Whether the focus is on traditional STEM—science, technology, engineering, and math—or the newer STEAM (A is for arts), learning in these fields is vital for many current jobs and more that haven’t been created yet. The good news is that the U.S. News/Raytheon STEM Index shows student interest in such fields has increased since 2000. The bad news is that women and minorities continue to be underrepresented. However, students themselves might be the key to a different type of solution.
In Arizona, chief science officers in middle and high schools represent a new approach by putting young people at the center of science promotion and experience. These students, who are elected by their peers to be their school’s CSOs, are accepting the challenge of raising awareness, making science achievement a “must have” for everyone, and advocating for STEM learning with state and local policy makers as well as with other students.
More than 70 schools have chosen to help pilot this voluntary program developed by the Arizona SciTech Festival. Just in its fourth year, the Arizona SciTech Festival, which had nearly 380,000 people attend at least one or more of some 1000 events in 2015, is led by Flinn-Brown Fellow Jeremy Babendure. Other Flinn-Brown Fellows, including Mignonne Hollis (Sierra Vista), Michelle Hess (Buckeye), Christian Price (Maricopa), Joanne Osborne (Goodyear), and Diane Joens (Cottonwood), have worked with Jeremy to host a variety of AZ SciTech Festival events in their communities. Numerous sponsors, including the Arizona Commerce Authority, make the SciTech festival a reality.

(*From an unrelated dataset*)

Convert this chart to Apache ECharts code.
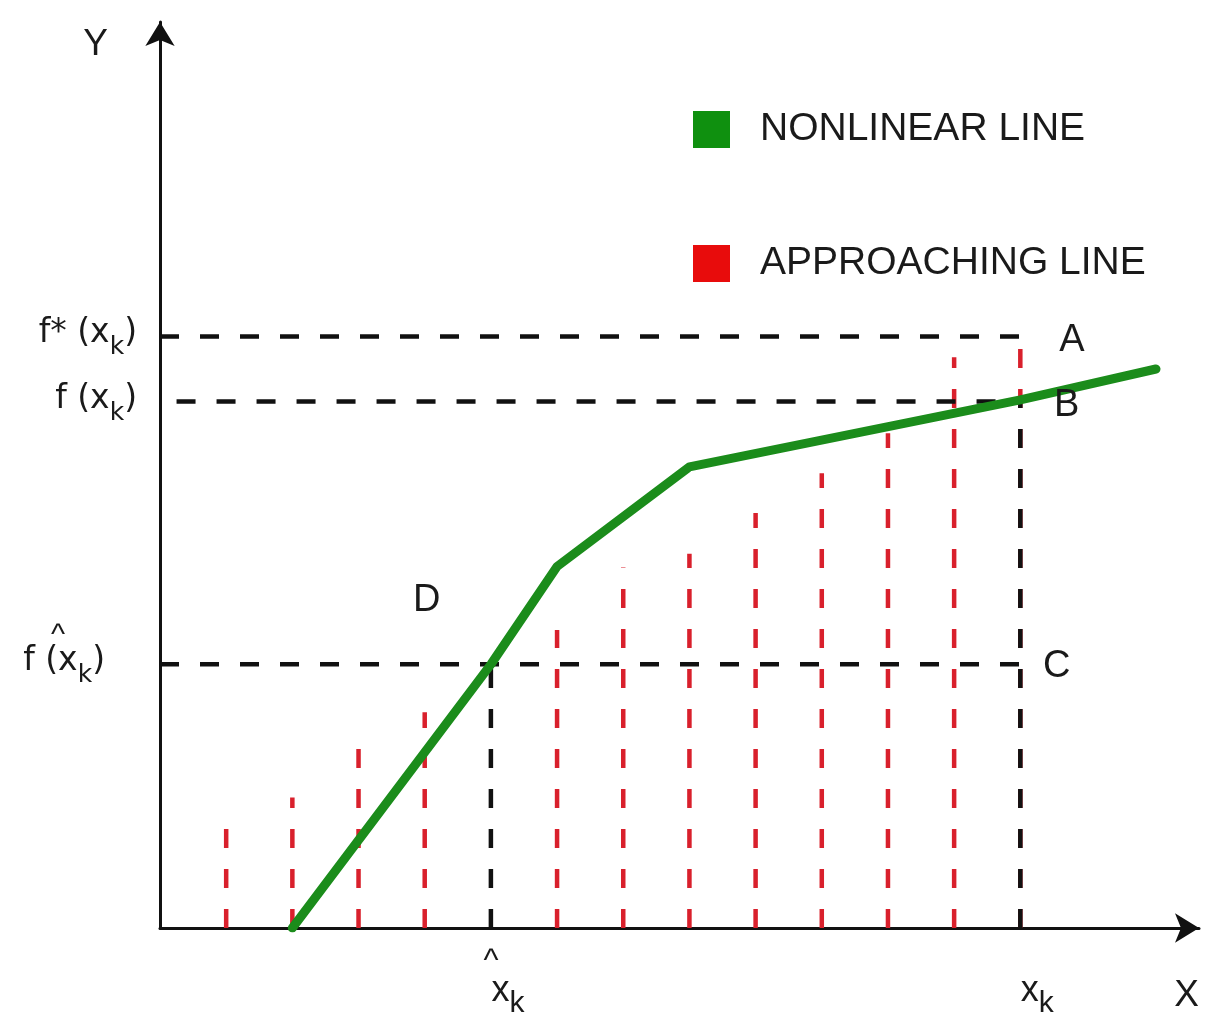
<!DOCTYPE html>
<html>
<head>
<meta charset="utf-8">
<title>Nonlinear line and approaching line</title>
<script src="https://cdn.jsdelivr.net/npm/echarts@6.0.0/dist/echarts.min.js"></script>
<style>
    html, body { margin: 0; padding: 0; background: #fff; }
    #chart { width: 1217px; height: 1018px; }
</style>
</head>
<body>
<div id="chart"></div>
<script>
// nonlinear line (green)
var curveX = [2, 5, 6, 8, 13, 15.05];
var curveY = [0, 29.1, 39.9, 50.9, 58.3, 61.7];

// approaching lines (red, dashed): position and height
var stickX = [1, 2, 3, 4, 6, 7, 8, 9, 10, 11, 12, 13];
var stickTop = [11.1, 14.4, 19.8, 23.8, 32.9, 39.8, 41.3, 45.8, 50.2, 54.6, 63.0, 65.3];

// marked levels
var xHat = 5, xK = 13;
var fStar = 65.3, fK = 58.1, fHat = 29.1;

// tick labels
var yTickValues = [fHat, fK, fStar];
var yTickHead = ['f (x', 'f (x', 'f* (x'];
var yTickHat = [true, false, false];
var xTickValues = [xHat, xK];
var xTickHat = [true, false];

// point letters
var noteNames = ['A', 'B', 'C', 'D'];
var noteX = [13.78, 13.7, 13.55, 4.03];
var noteY = [64.8, 57.7, 28.9, 36.2];

var textColor = '#1a1a1a';
var dash = [19, 21];
var sans = '"Liberation Sans", Arial, sans-serif';
var wide = '"DejaVu Sans", Verdana, sans-serif';

var curveData = curveX.map(function (x, i) { return [x, curveY[i]]; });
var stickData = stickX.map(function (x, i) { return [x, 0, x, stickTop[i]]; });
var guideData = [
    [0, fStar, xK, fStar],
    [0.25, fK, xK, fK],
    [0, fHat, xK, fHat],
    [xHat, 0, xHat, fHat],
    [xK, 0, xK, fK]
];
var noteData = noteNames.map(function (n, i) { return { name: n, value: [noteX[i], noteY[i]] }; });

function segmentRenderer(color, width) {
    return function (params, api) {
        var p0 = api.coord([api.value(0), api.value(1)]);
        var p1 = api.coord([api.value(2), api.value(3)]);
        return {
            type: 'line',
            shape: { x1: p0[0], y1: p0[1], x2: p1[0], y2: p1[1] },
            style: { stroke: color, lineWidth: width, lineDash: dash }
        };
    };
}

var myChart = echarts.init(document.getElementById('chart'));
myChart.setOption({
    animation: false,
    textStyle: { fontFamily: sans },
    legend: {
        data: [
            { name: 'NONLINEAR LINE', itemStyle: { color: '#0f900f' } },
            { name: 'APPROACHING LINE', itemStyle: { color: '#e80c0c' } }
        ],
        orient: 'vertical',
        left: 688,
        top: 105,
        icon: 'rect',
        itemWidth: 37,
        itemHeight: 37,
        itemGap: 95,
        selectedMode: false,
        textStyle: { fontSize: 39, color: textColor, padding: [0, 0, 30, 25] }
    },
    grid: { left: 160, top: 22, width: 1039, height: 906, outerBoundsMode: 'none' },
    xAxis: {
        type: 'value',
        min: 0,
        max: 15.7,
        name: 'X',
        nameLocation: 'end',
        nameGap: 0,
        nameTextStyle: { fontSize: 37, color: textColor, align: 'right', verticalAlign: 'top', padding: [49, 0, 0, 0] },
        splitLine: { show: false },
        axisTick: { show: false },
        axisLine: {
            lineStyle: { color: '#111', width: 3 },
            symbol: ['none', 'arrow'],
            symbolSize: [22, 24]
        },
        axisLabel: {
            customValues: xTickValues,
            margin: 21,
            align: 'center',
            formatter: function (v) {
                var i = xTickValues.indexOf(v);
                return (xTickHat[i] ? '{h|^}' : '{h| }') + '\n{a|x}{s|k}';
            },
            rich: {
                h: { fontSize: 32, lineHeight: 24, color: textColor },
                a: { fontSize: 36, lineHeight: 40, padding: [0, 0, 0, 34], verticalAlign: 'top', color: textColor },
                s: { fontSize: 30, lineHeight: 30, padding: [16, 0, 0, 0], verticalAlign: 'top', color: textColor }
            }
        }
    },
    yAxis: {
        type: 'value',
        min: 0,
        max: 100,
        name: 'Y',
        nameLocation: 'end',
        nameGap: 0,
        nameTextStyle: { fontSize: 37, color: textColor, align: 'right', verticalAlign: 'top', padding: [4, 52, 0, 0] },
        splitLine: { show: false },
        axisTick: { show: false },
        axisLine: {
            lineStyle: { color: '#111', width: 3 },
            symbol: ['none', 'arrow'],
            symbolSize: [22, 24]
        },
        axisLabel: {
            customValues: yTickValues,
            margin: 23,
            formatter: function (v) {
                var i = yTickValues.indexOf(v);
                if (yTickHat[i]) {
                    return '{h|^}\n{t|' + yTickHead[i] + '}{s|k}{c|)}\n{e| }';
                }
                return '{t|' + yTickHead[i] + '}{s|k}{t|)}';
            },
            rich: {
                t: { fontSize: 33, fontFamily: wide, lineHeight: 38, verticalAlign: 'top', color: textColor },
                c: { fontSize: 33, fontFamily: wide, lineHeight: 38, verticalAlign: 'top', padding: [0, 32, 0, 0], color: textColor },
                s: { fontSize: 25, fontFamily: wide, lineHeight: 25, padding: [18, 0, 0, 0], verticalAlign: 'top', color: textColor },
                h: { fontSize: 30, lineHeight: 20, padding: [0, 72, 0, 0], color: textColor },
                e: { fontSize: 10, lineHeight: 20 }
            }
        }
    },
    series: [
        {
            name: 'APPROACHING LINE',
            type: 'custom',
            z: 2,
            itemStyle: { color: '#d9202c' },
            renderItem: segmentRenderer('#d9202c', 4.5),
            encode: { x: [0, 2], y: [1, 3] },
            data: stickData
        },
        {
            name: 'guides',
            type: 'custom',
            z: 3,
            renderItem: segmentRenderer('#111', 4.5),
            encode: { x: [0, 2], y: [1, 3] },
            data: guideData
        },
        {
            name: 'NONLINEAR LINE',
            type: 'line',
            z: 4,
            color: '#1b8c1b',
            showSymbol: false,
            symbol: 'none',
            lineStyle: { width: 9, color: '#1b8c1b', cap: 'round', join: 'round' },
            data: curveData
        },
        {
            name: 'notes',
            type: 'scatter',
            z: 5,
            symbolSize: 0,
            silent: true,
            itemStyle: { opacity: 1 },
            label: {
                show: true,
                position: 'inside',
                formatter: '{b}',
                fontSize: 38,
                color: textColor,
                opacity: 1
            },
            data: noteData
        }
    ]
});
</script>
</body>
</html>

CSOs act as their schools’ “voice” for science and identify opportunities such as speakers, field trips, and projects that reflect the interests of their peers. Supported by a community mentor (aka a SciTech Jedi), they also serve as the school’s science ambassador and point of contact for local scientists and STEM and community organizations that want to work with students. They will promote science learning at such bodies as city councils, school boards, and chambers of commerce.
The CSO effort also aims to increase students’ civic-leadership skills. Development begins with an intensive Leadership Institute. The inaugural effort took place recently at Tonto Creek Camp outside Payson. The more than 80 students participating developed ideas for regional projects, worked with a SciTech Jedi on their ideas, learned to network, and wrote several blog posts for publication. Professionals from Intel, State Farm, Honeywell, TGen, University of Arizona, State Farm, Arizona State University, ASU, and Freeport McMoRan, to name just a few, participated in the camp to help support the CSOs.